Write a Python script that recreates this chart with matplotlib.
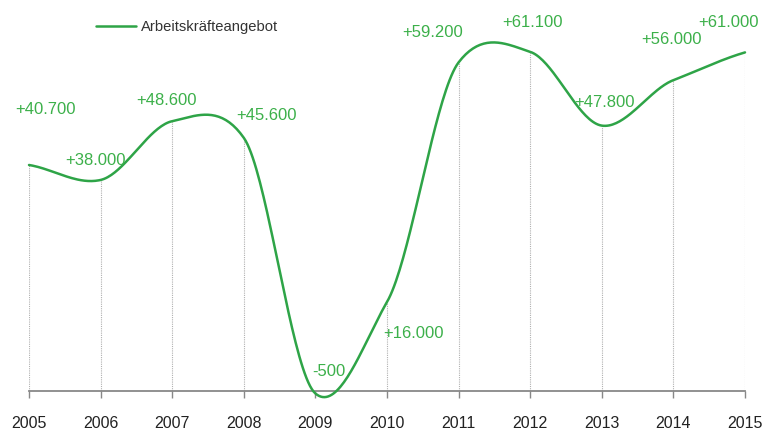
import numpy as np
import matplotlib
matplotlib.use("Agg")
import matplotlib.pyplot as plt

plt.rcParams['font.family'] = ['Liberation Sans', 'DejaVu Sans']

years = [2005, 2006, 2007, 2008, 2009, 2010, 2011, 2012, 2013, 2014, 2015]
values = [40700, 38000, 48600, 45600, -500, 16000, 59200, 61100, 47800, 56000, 61000]
series_name = "Arbeitskräfteangebot"

# label offsets (pixels) relative to each point
label_dx = [16, -5, -5.5, 23, 13, 26, -25.5, 2.5, 2.7, -1.7, -17]
label_dy = [55, 19, 21, 22, 22, -32, 30, 29, 23, 41, 29.5]

LINE = '#2ea447'
TXT_GREEN = '#3cb04a'
AXIS = '#888888'


def smooth(xs, ys, s=0.75, n=40):
    xs = np.asarray(xs, float)
    ys = np.asarray(ys, float)
    m = np.zeros_like(ys)
    m[1:-1] = (ys[2:] - ys[:-2]) / 2.0
    m[0] = ys[1] - ys[0]
    m[-1] = ys[-1] - ys[-2]
    m *= s
    ox, oy = [], []
    for i in range(len(xs) - 1):
        t = np.linspace(0, 1, n, endpoint=(i == len(xs) - 2))
        h00 = 2 * t**3 - 3 * t**2 + 1
        h10 = t**3 - 2 * t**2 + t
        h01 = -2 * t**3 + 3 * t**2
        h11 = t**3 - t**2
        ox.append(xs[i] + t * (xs[i + 1] - xs[i]))
        oy.append(h00 * ys[i] + h10 * m[i] + h01 * ys[i + 1] + h11 * m[i + 1])
    return np.concatenate(ox), np.concatenate(oy)


fig = plt.figure(figsize=(7.64, 4.30), dpi=100)
ax = fig.add_axes([29 / 764, 0.0398, 716 / 764, 0.9028])
ax.set_xlim(years[0], years[-1])
ax.set_ylim(-4000, 66000)

for sp in ['top', 'right', 'left']:
    ax.spines[sp].set_visible(False)
ax.spines['bottom'].set_position(('data', 0))
ax.spines['bottom'].set_color(AXIS)
ax.spines['bottom'].set_linewidth(1.3)
ax.set_yticks([])
ax.set_xticks(years)
ax.set_xticklabels([str(y) for y in years])
ax.tick_params(axis='x', direction='out', length=5, width=1, color=AXIS,
               labelsize=11.5, labelcolor='#222222', pad=13)

ax.vlines(years, 0, values, colors='#b0b0b0', linestyles=(0, (1, 1)),
          linewidth=0.8, zorder=1)

sx, sy = smooth(years, values)
ax.plot(sx, sy, color=LINE, lw=1.8, zorder=3, solid_capstyle='round',
        label=series_name, clip_on=False)

for x, v, dx, dy in zip(years, values, label_dx, label_dy):
    txt = f"{v:+,}".replace(',', '.')
    ax.annotate(txt, (x, v), xytext=(dx, dy), textcoords='offset pixels',
                ha='center', va='center', color=TXT_GREEN, fontsize=12,
                annotation_clip=False)

leg = ax.legend(loc='center left', bbox_to_anchor=(96 / 764, 1 - 27 / 430),
                bbox_transform=fig.transFigure, frameon=False, fontsize=10.6,
                handlelength=2.7, handletextpad=0.35, borderaxespad=0,
                borderpad=0)
for t in leg.get_texts():
    t.set_color('#333333')

fig.savefig('out.png', dpi=100)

::::::

Using the listing above, list every line in which the string "matplotlib" occurs.

▶ [Finished task]
Write a Python script that recreates this chart with matplotlib.
import matplotlib
matplotlib.use("Agg")
import matplotlib.pyplot as plt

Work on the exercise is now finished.